This is the mail archive of the guile@cygnus.com mailing list for the guile project.


Index Nav: [Date Index] [Subject Index] [Author Index] [Thread Index]
Message Nav: [Date Prev] [Date Next] [Thread Prev] [Thread Next]

Re: readline improvements


> From: "ccf::satchell"@hermes.dra.hmg.gb
> Date: Fri, 19 Dec 1997 11:24:20 GMT
> 
> The extra speed in read-line and friends is welcome, but there is
> a weird side-effect (at least in guile-core-971215 on Ultrix), as
> read-line has stopped working on pipes. A quick check showed that
> %read-line is effected, but %read-delimited! is ok. Is this intended,
> or should I flag it as a bug?

This is a bug -- thanks for reporting it.  It'll be fixed in
tomorrow's snapshot.  read-line will be slower on pipes than on
regular files, but it should be functional.

Here are the issues, for the curious and clever:

ANSI fgets is fundamentally broken.  It reads all characters from its
input stream until a newline is read, which means that it will happily
read and store null characters in your storage buffer.  However, fgets
does not report the length of the string that it has read.  So if it
returns with a null-terminated buffer that does not contain a newline,
there is an ambiguity:

   * the string was read from the end of the file, and there was no
     trailing newline at the end of file.

   * the line just read contains embedded null characters.

Why fgets does not simply return the number of characters read and
stored is beyond me; I guess ultimately we can blame Rob Pike for this
nonsense.  Anyway, in order to cope with embedded nulls and still be
able to use fast library calls, scm_fgets calls ftell to find out how
many characters it just read.  But ftell always returns 0 for
non-regular files, hence the bug you noticed.

For now, pipe objects will use a generic character-at-a-time line
reader.  This is slower than scm_fgets, but it should work.

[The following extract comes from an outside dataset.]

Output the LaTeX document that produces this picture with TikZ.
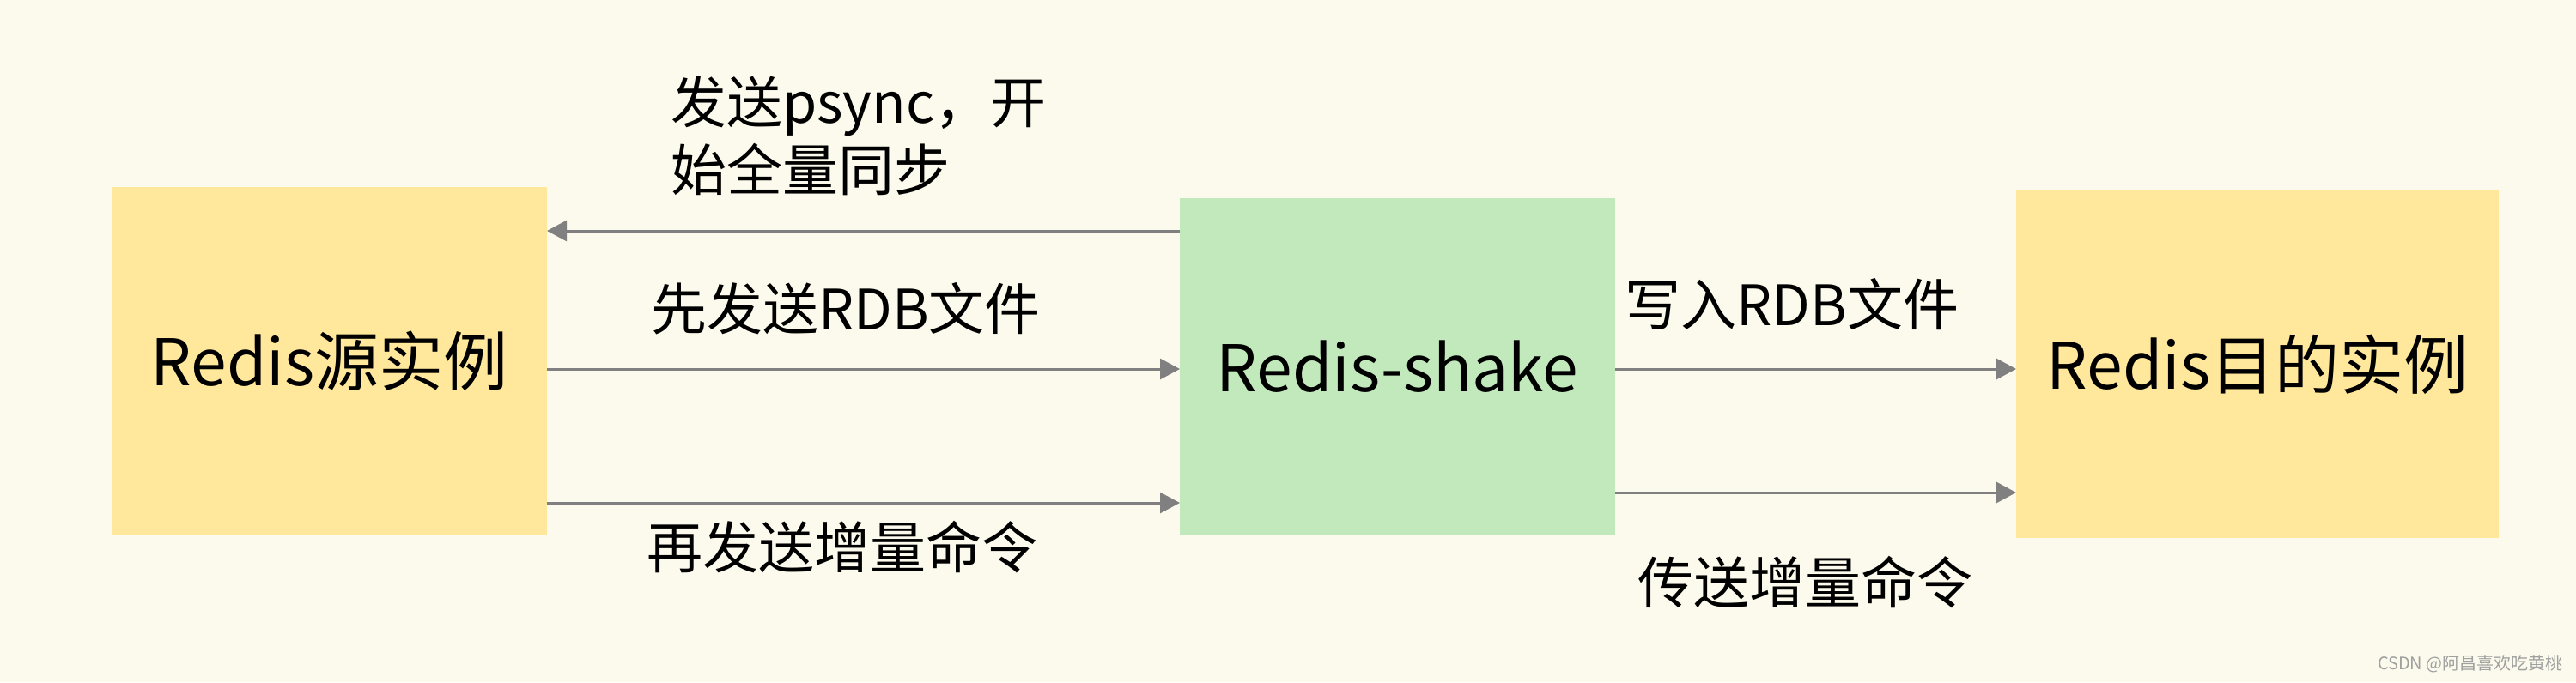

Perl handles this problem by telling the stdio library, essentially,
"please go away."  The record input routine in Perl calls read() to
read chunks into a buffer, and then scans the buffer in core for
delimiter characters.  In some ways that's the Right Thing, since it
permits doing all kinds of funky things with delimiter strings and
buffered input that are harder to do if you rely on stdio.  But in
order to use *any* stdio functions (and ultimately that's just about
unavoidable), Perl has to use the stream's own buffer for all of this
work, and that creates monstrous portability headaches.